Chwała bogom zimy!
Dzisiaj 60 minut areo, znów na śniegu na mojej trasie do biegania, ale stwierdziłem ze wole robić dłużej i założyłem trzy pary skarpet, ciężkie ciepłe buty i poszedłem się przedzierać przez zaspy. Taki szybki marsz, z tona kremu na twarzy. Fajnie, zimno, jutro powtórka tylko że wezmę plecak z obciążeniem, bo w sumie nogi czuje, ale jakoś za lekko poszło. Po 15 minutach nawet nie było mi już zimno. Jeśli nie uda m się załatwić szybko rowerka nowego to chyba będę tak łaził. Z dobra muzyką na uszach coś wspaniałego.

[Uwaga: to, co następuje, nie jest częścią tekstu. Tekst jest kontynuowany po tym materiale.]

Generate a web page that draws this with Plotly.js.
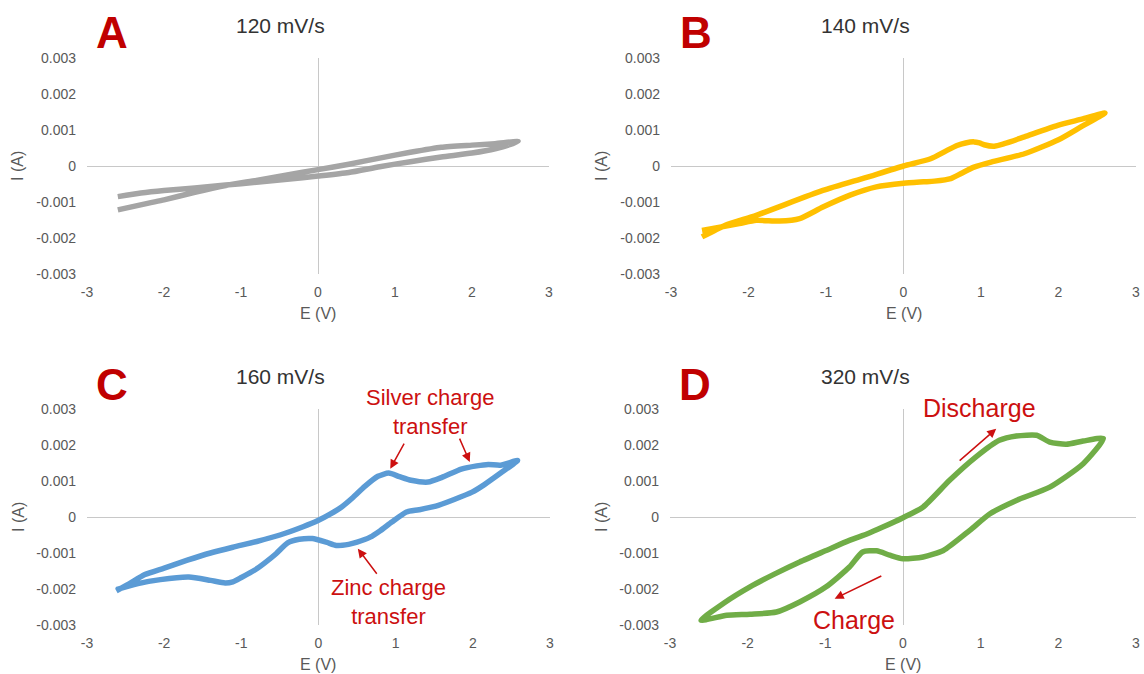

Po powrocie, na śniadaie jajecznica na boczku
Przed areo wziąłem, olimpowego Thermo stima, na 2 kapsy zamiast kawy, bo mi się Clean skończył. Tanie to, mało, myślałem ze akurat syknie do końca redukcji ale teraz się zastawaniem czy nie wyciąć się tak na maksa maxa, wtedy na zakończenie kupie coś mocnego. Zobaczymy jak z kasa będzie.
Lena, nie olej z piotra i pawała
, ja miałem -12 jak wczoraj, areoby musiały być, słoneczko świeciło to sobie twarz poopalałem.
King, zaraziłeś mnie areobami, jak mi płuca wytrzymają to też rezygnuje z tababty.